Visualize yourself succeeding
Stay synchronized
Sleep on it
Before I left for the interview, a coworker told me to picture the interview going well. Interesting how quickly that one came up. I LOVE imagining the worst case scenario- it feeds my inner drama llama. You know I love Rescue 911 and Drama in Real Life, and one of my very favorite things to do is imagine myself in the most dire of circumstances. Apparently, that's not the healthiest or most realistic thing to do. It would be more accurate to imagine success, but that's not how we're wired, and that's one of those things that's going to require rerouting.

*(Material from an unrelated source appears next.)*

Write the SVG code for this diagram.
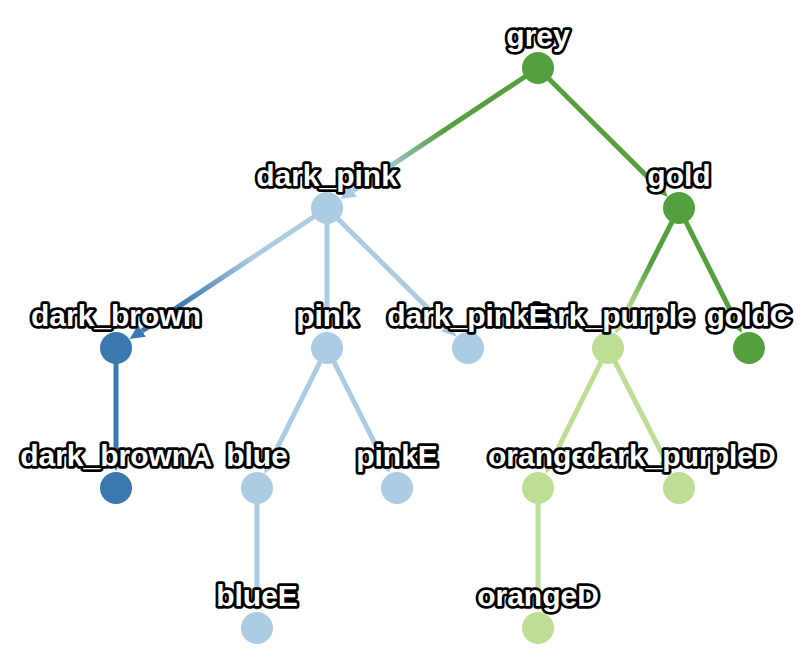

The synchronizing is supposed to be about maintaining control over yourself, but I really like the idea of learning to notice when others' emotions are not lining up with their behavior. I can read emotions pretty well, but I miss the contradictions in their actions, which is probably why my friends think my man radar is busted. If I could see those things, I could do something different, but that's hard when you DON'T WAAAANNNA SEEEEEE.
As for turning that around on myself, I think it would be good to think about how quickly my behavior betrays my real feelings. If it's not something I would say, maybe it's not something I should show. That seems like a good rule.

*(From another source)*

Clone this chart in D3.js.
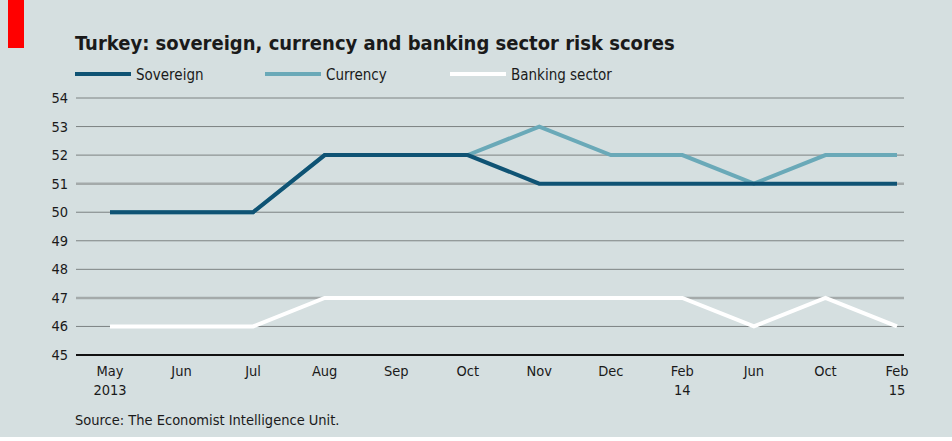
<!DOCTYPE html>
<html>
<head>
<meta charset="UTF-8">
<title>Turkey risk scores</title>
<script src="https://cdn.jsdelivr.net/npm/d3@7"></script>
<style>
body { margin: 0; background: #fff; }
text { font-family: "DejaVu Sans Condensed", "DejaVu Sans", sans-serif; fill: #1a1a1a; }
</style>
</head>
<body>
<svg id="chart" width="952" height="441"></svg>
<script>
var months = ["May", "Jun", "Jul", "Aug", "Sep", "Oct", "Nov", "Dec", "Feb", "Jun", "Oct", "Feb"];
var years = ["2013", "", "", "", "", "", "", "", "14", "", "", "15"];
var sovereign = [50, 50, 50, 52, 52, 52, 51, 51, 51, 51, 51, 51];
var currency = [50, 50, 50, 52, 52, 52, 53, 52, 52, 51, 52, 52];
var banking = [46, 46, 46, 47, 47, 47, 47, 47, 47, 46, 47, 46];
var yTicks = [45, 46, 47, 48, 49, 50, 51, 52, 53, 54];

var svg = d3.select("#chart");
svg.append("rect").attr("width", 952).attr("height", 437).attr("fill", "#d5dfe0");
svg.append("rect").attr("x", 8).attr("y", 0).attr("width", 16).attr("height", 48).attr("fill", "#ff0000");

svg.append("text").attr("x", 75).attr("y", 50).attr("font-size", 20).attr("font-weight", "bold")
  .text("Turkey: sovereign, currency and banking sector risk scores");

var x = d3.scalePoint().domain(d3.range(months.length)).range([110, 897]);
var y = d3.scaleLinear().domain([45, 54]).range([355, 98]);

// gridlines
svg.append("g").selectAll("line").data(yTicks.slice(1)).enter().append("line")
  .attr("x1", 76).attr("x2", 904)
  .attr("y1", function(d) { return y(d); }).attr("y2", function(d) { return y(d); })
  .attr("stroke", function(d) { return (d == 51 || d == 47) ? "#a4aaaa" : "#7c8282"; })
  .attr("stroke-width", function(d) { return (d == 51 || d == 47) ? 2.5 : 1; });
svg.append("line").attr("x1", 76).attr("x2", 904).attr("y1", y(45)).attr("y2", y(45))
  .attr("stroke", "#111").attr("stroke-width", 2);

svg.append("g").selectAll("text").data(yTicks).enter().append("text")
  .attr("x", 68).attr("y", function(d) { return y(d) + 5; })
  .attr("text-anchor", "end").attr("font-size", 14.5).text(function(d) { return d; });

var xl = svg.append("g").selectAll("g").data(months).enter().append("g");
xl.append("text").attr("x", function(d, i) { return x(i); }).attr("y", 376)
  .attr("text-anchor", "middle").attr("font-size", 14.5).text(function(d) { return d; });
xl.append("text").attr("x", function(d, i) { return x(i); }).attr("y", 395)
  .attr("text-anchor", "middle").attr("font-size", 14.5).text(function(d, i) { return years[i]; });

var line = d3.line().x(function(d, i) { return x(i); }).y(function(d) { return y(d); });
var series = [
  {name: "Banking sector", values: banking, color: "#ffffff"},
  {name: "Currency", values: currency, color: "#6aa9b8"},
  {name: "Sovereign", values: sovereign, color: "#0f5374"}
];
series.forEach(function(s) {
  svg.append("path").attr("d", line(s.values)).attr("fill", "none")
    .attr("stroke", s.color).attr("stroke-width", 4).attr("stroke-linejoin", "miter");
});

// legend
var legend = [
  {name: "Sovereign", color: "#0f5374", x: 75},
  {name: "Currency", color: "#6aa9b8", x: 265},
  {name: "Banking sector", color: "#ffffff", x: 450}
];
var lg = svg.append("g").selectAll("g").data(legend).enter().append("g");
lg.append("line").attr("x1", function(d) { return d.x; }).attr("x2", function(d) { return d.x + 56; })
  .attr("y1", 74).attr("y2", 74).attr("stroke", function(d) { return d.color; }).attr("stroke-width", 4);
lg.append("text").attr("x", function(d) { return d.x + 61; }).attr("y", 80)
  .attr("font-size", 15).text(function(d) { return d.name; });

svg.append("text").attr("x", 75).attr("y", 425).attr("font-size", 14.5)
  .text("Source: The Economist Intelligence Unit.");
</script>
</body>
</html>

This last one is going to be much harder than I anticipated. I do not want to put it down- even temporarily. I just had a long conversation with Tracy about this at 10:00 when she was trying to go to bed. When I am ready, it's time to go, and I am immediately and completely frustrated when everyone is not on board. I cannot begin to imagine how to work on that. I wasn't even able to accept the title of the strategy. I like the author's further description better- letting the dust settle. That feels like I'm still part of the action. I cannot look away.
This does not feel fair. I am just extraordinarily impatient?! I don't feel like an impatient person. It's true that I would rather start moving furniture than measure, but that's because I can't see it until I try it. I'm not good with projects that require chipping. I'd rather try dynamite. I wonder if the project problem is just that I never learned how to manage them. I like doing puzzles, but it borders on obsession- I can barely drag myself away for inconveniences like sleep and work until it is done. Maybe that's not fair either- what if I had a puzzle room? What if I could close the door and not have to worry about it being covered in weekly debris or cat vomit?

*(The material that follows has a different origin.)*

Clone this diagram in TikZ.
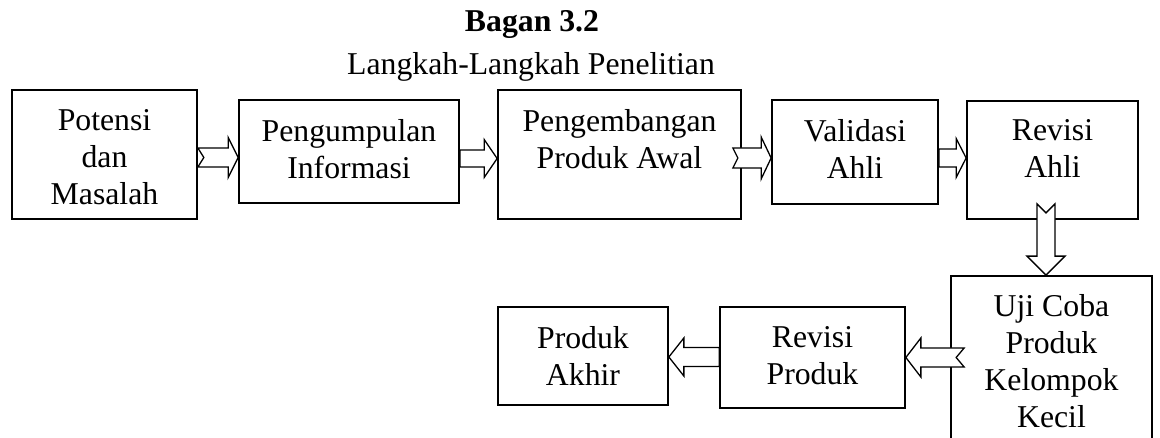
\documentclass[tikz,border=0pt]{standalone}
\usepackage{fontspec}
\setmainfont{Liberation Serif}
\usetikzlibrary{calc}
\tikzset{
  x=1pt, y=-1pt,
  box/.style={draw, line width=1.7pt, rectangle, inner sep=0pt},
  txt/.style={anchor=north, inner sep=0pt, align=center, font=\fontsize{31.75}{37}\selectfont,
    execute at begin node={\rule{0pt}{25pt}}},
  blockarrow/.style={draw, fill=white, line width=1.3pt, line join=miter}
}
% horizontal block arrow: #1 tail, #2 tip, #3 shaft half width, #4 head half width,
% #5 head length (signed), #6 tail notch depth (signed)
\newcommand\harrow[6]{%
  \draw[blockarrow] let \p1=#1, \p2=#2 in
    ({\x1},{\y2+#3pt}) -- ({\x2-(#5pt)},{\y2+#3pt}) -- ({\x2-(#5pt)},{\y2+#4pt}) -- ({\x2},{\y2})
    -- ({\x2-(#5pt)},{\y2-#4pt}) -- ({\x2-(#5pt)},{\y2-#3pt}) -- ({\x1},{\y2-#3pt}) -- ({\x1+(#6pt)},{\y2}) -- cycle;}
% vertical (downward) block arrow
\newcommand\varrow[6]{%
  \draw[blockarrow] let \p1=#1, \p2=#2 in
    ({\x2-#3pt},{\y1}) -- ({\x2-#3pt},{\y2+#5pt}) -- ({\x2-#4pt},{\y2+#5pt}) -- ({\x2},{\y2})
    -- ({\x2+#4pt},{\y2+#5pt}) -- ({\x2+#3pt},{\y2+#5pt}) -- ({\x2+#3pt},{\y1}) -- ({\x2},{\y1-#6pt}) -- cycle;}
\begin{document}
\begin{tikzpicture}
\useasboundingbox (0,0) rectangle (1160,438);
\clip (0,0) rectangle (1160,438);

% title
\node[anchor=base, inner sep=0pt, font=\fontsize{31.75}{37}\selectfont\bfseries] (title) at (532,32) {Bagan 3.2};
\node[anchor=base, inner sep=0pt, font=\fontsize{31.75}{37}\selectfont] (subtitle) at (531,75) {Langkah-Langkah Penelitian};

% boxes
\node[box, minimum width=185pt, minimum height=129pt] (pot)  at (104.5,154.5) {};
\node[box, minimum width=220pt, minimum height=103pt] (pum)  at (349,151.5) {};
\node[box, minimum width=243pt, minimum height=129pt] (peng) at (619.5,154.5) {};
\node[box, minimum width=166pt, minimum height=104pt] (val)  at (855,152) {};
\node[box, minimum width=171pt, minimum height=118pt] (ra)   at (1052.5,160) {};
\node[box, minimum width=201pt, minimum height=174pt] (uji)  at (1051.5,363) {};
\node[box, minimum width=185pt, minimum height=101pt] (rp)   at (812.5,357.5) {};
\node[box, minimum width=170pt, minimum height=98pt]  (pa)   at (583,356) {};

% texts
\node[txt] (tpot)  at ($(pot.north)+(0,20)$)  {Potensi\\dan\\Masalah};
\node[txt] (tpum)  at ($(pum.north)+(0,20)$)  {Pengumpulan\\Informasi};
\node[txt] (tpeng) at ($(peng.north)+(0,20)$) {Pengembangan\\Produk Awal};
\node[txt] (tval)  at ($(val.north)+(0,20)$)  {Validasi\\Ahli};
\node[txt] (tra)   at ($(ra.north)+(0,19)$)   {Revisi\\Ahli};
\node[txt] (tuji)  at ($(uji.north)+(0,19)$)  {Uji Coba\\Produk\\Kelompok\\Kecil};
\node[txt] (trp)   at ($(rp.north)+(0,20)$)   {Revisi\\Produk};
\node[txt] (tpa)   at ($(pa.north)+(0,20)$)   {Produk\\Akhir};

% arrows
\harrow{(pot.east |- 0,157.5)}{(pum.west |- 0,157.5)}{9.5}{20}{10}{6}
\harrow{(pum.east |- 0,158.5)}{(peng.west |- 0,158.5)}{8.5}{19}{13}{0}
\harrow{($(peng.east |- 0,158)+(-9,0)$)}{(val.west |- 0,158)}{10}{21}{10}{5}
\harrow{(val.east |- 0,158)}{(ra.west |- 0,158)}{9}{19.5}{10}{0}
\varrow{($(ra.south -| 1046,0)+(0,-16)$)}{(uji.north -| 1046,0)}{9}{19}{19}{9}
\harrow{($(uji.west |- 0,357.5)+(14,0)$)}{(rp.east |- 0,357.5)}{9.5}{19.5}{-15}{-8}
\harrow{(rp.west |- 0,357)}{(pa.east |- 0,357)}{9.5}{19}{-15}{0}
\end{tikzpicture}
\end{document}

I know I am not a disciplined person. I don't know if it's possible to become one. My therapist says no, and that I'd be better off by accepting my messy self, stop making so many lists, and just taking advantage of the productivity when it hits. Maybe also try to make life easier as is rather than always seeking an overhaul. But what if I LIKE overhauls!
I would like to write, and I have some really good ideas, but I can't seem to structure my days. That sounds so productive and also so BORING. Plus I have about twelve other things I'm supposed to be doing every day- what gets priority? Should I start getting ready for bed as soon as I'm done getting things ready for the next day?
I am gone a lot. I am back to sports three nights a week, and I'm trying to add more. I've got friends who want to rally, and I want to walk, do yoga, and get knocked down in a martial arts class. I want to take drum lessons and a writing class, start submitting writing and volunteering to edit. I want to go out with friends and meet more stupid, disappointing men. You'd forgive me for that if you knew the details. I want to make things and grow things and learn things and see things and this goddamn job takes up too much of my world, so it's past time to find a way to get paid to spend my time how I want.
If they don't see my worth for this job, it's probably for the best, and all that means is I have to find my own damn path. That wasn't much of a surprise, was it? But I am still without the key, which is to figure out how to channel all this energy and intention into daily steps towards those big, big goals.